Le sélectionneur a également appelé pas moins de douze défenseurs car c’est le gros point faible de l’équipe. Les défenseurs coréens manquent cruellement d’expérience au (très) haut niveau !

« Il y a une raison pour laquelle j’ai appelé autant de défenseurs. Actuellement, il m’est très difficile de composer la ligne arrière. Je voudrais faire des choses, mais je ne peux pas » déclarait ainsi le coach Shin.

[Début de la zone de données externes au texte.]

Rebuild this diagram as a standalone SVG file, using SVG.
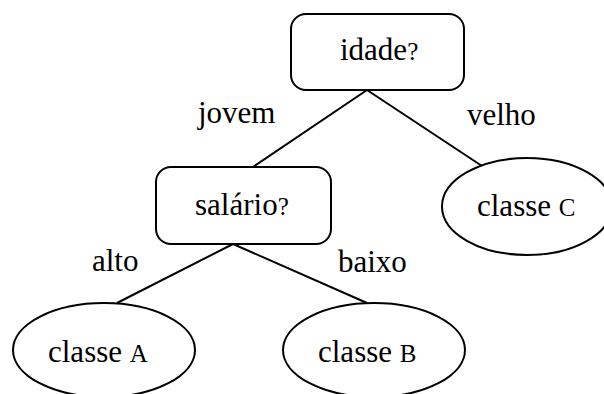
<svg xmlns="http://www.w3.org/2000/svg" width="604" height="394" viewBox="0 0 604 394">
  <style>
    .box { fill: #fff; stroke: #000; stroke-width: 2; }
    .edge { stroke: #000; stroke-width: 2; fill: none; }
    .lbl { font-family: 'Liberation Serif', 'Times New Roman', serif; font-size: 31px; fill: #000; }
    .sm { font-size: 25px; }
  </style>
  <rect width="604" height="394" fill="#fff"/>

  <g id="connectors">
    <line class="edge" x1="367" y1="90" x2="253" y2="167"/>
    <line class="edge" x1="367" y1="90" x2="482" y2="166"/>
    <line class="edge" x1="233" y1="244" x2="117" y2="303"/>
    <line class="edge" x1="233" y1="244" x2="367" y2="303"/>
    <text class="lbl" x="198" y="123">jovem</text>
    <text class="lbl" x="467" y="125">velho</text>
    <text class="lbl" x="92" y="271">alto</text>
    <text class="lbl" x="338" y="272">baixo</text>
  </g>

  <g id="idade">
    <rect class="box" x="291" y="14" width="173" height="76" rx="15"/>
    <text class="lbl" x="340" y="60">idade<tspan class="sm">?</tspan></text>
  </g>

  <g id="salario">
    <rect class="box" x="156" y="167" width="175" height="77" rx="15"/>
    <text class="lbl" x="195" y="215">salário<tspan class="sm">?</tspan></text>
  </g>

  <g id="classeC">
    <ellipse class="box" cx="527" cy="206.5" rx="85" ry="48.5"/>
    <text class="lbl" x="477" y="216">classe <tspan class="sm">C</tspan></text>
  </g>

  <g id="classeA">
    <ellipse class="box" cx="104" cy="350" rx="91" ry="47"/>
    <text class="lbl" x="48" y="362">classe <tspan class="sm">A</tspan></text>
  </g>

  <g id="classeB">
    <ellipse class="box" cx="374" cy="350" rx="91" ry="47"/>
    <text class="lbl" x="318" y="362">classe <tspan class="sm">B</tspan></text>
  </g>
</svg>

Au milieu de terrain, on peut s’attendre à retrouver Ki Sung-yueng et un Park Joo-ho repositionné à la récupération. L’excellent Lee Jae-sung devrait occuper l’aile gauche. Milieu offensif de formation, il est souvent utilisé sur ce côté en sélection et brille par son jeu de passes et sa vision. Il est le joueur qui dicte le rythme, capable d’accélérer le jeu lors des contre-attaques ou de le calmer.

Pour ce qui est de son attaque, la Corée pourra s’appuyer sur son grand espoir Hwang Hee-chan et sur sa star Son Heung-min. Celui qui quittait son pays à l’âge de 16 ans pour rejoindre Hambourg est désormais le leader suprême (sans mauvais jeu de mot) de cette équipe. Son signe au Bayer Leverkusen et se met si vite en valeur que Franz Beckenbauer le compare déjà à Bum-geun Cha.

Après deux années passées au club, il rejoint Tottenham, devenant ainsi le joueur asiatique le plus cher de l’histoire. Sa première saison avec les Spurs lui permet de s’adapter à sa nouvelle vie, son nouveau statut et de prendre définitivement ses repères. Il hausse très nettement son niveau lors des deux saisons suivantes et devient peu à peu une référence à son poste. Surnommé « Sonaldo » en référence à Cristiano, il a en commun avec le portugais sa rapidité, sa faculté à éliminer en un contre un et une redoutable frappe de balle.

Son aura la lourde tâche de mener son équipe vers les huitièmes de finale… Et pourquoi pas de permettre à tout un pays de rêver, comme en 2002.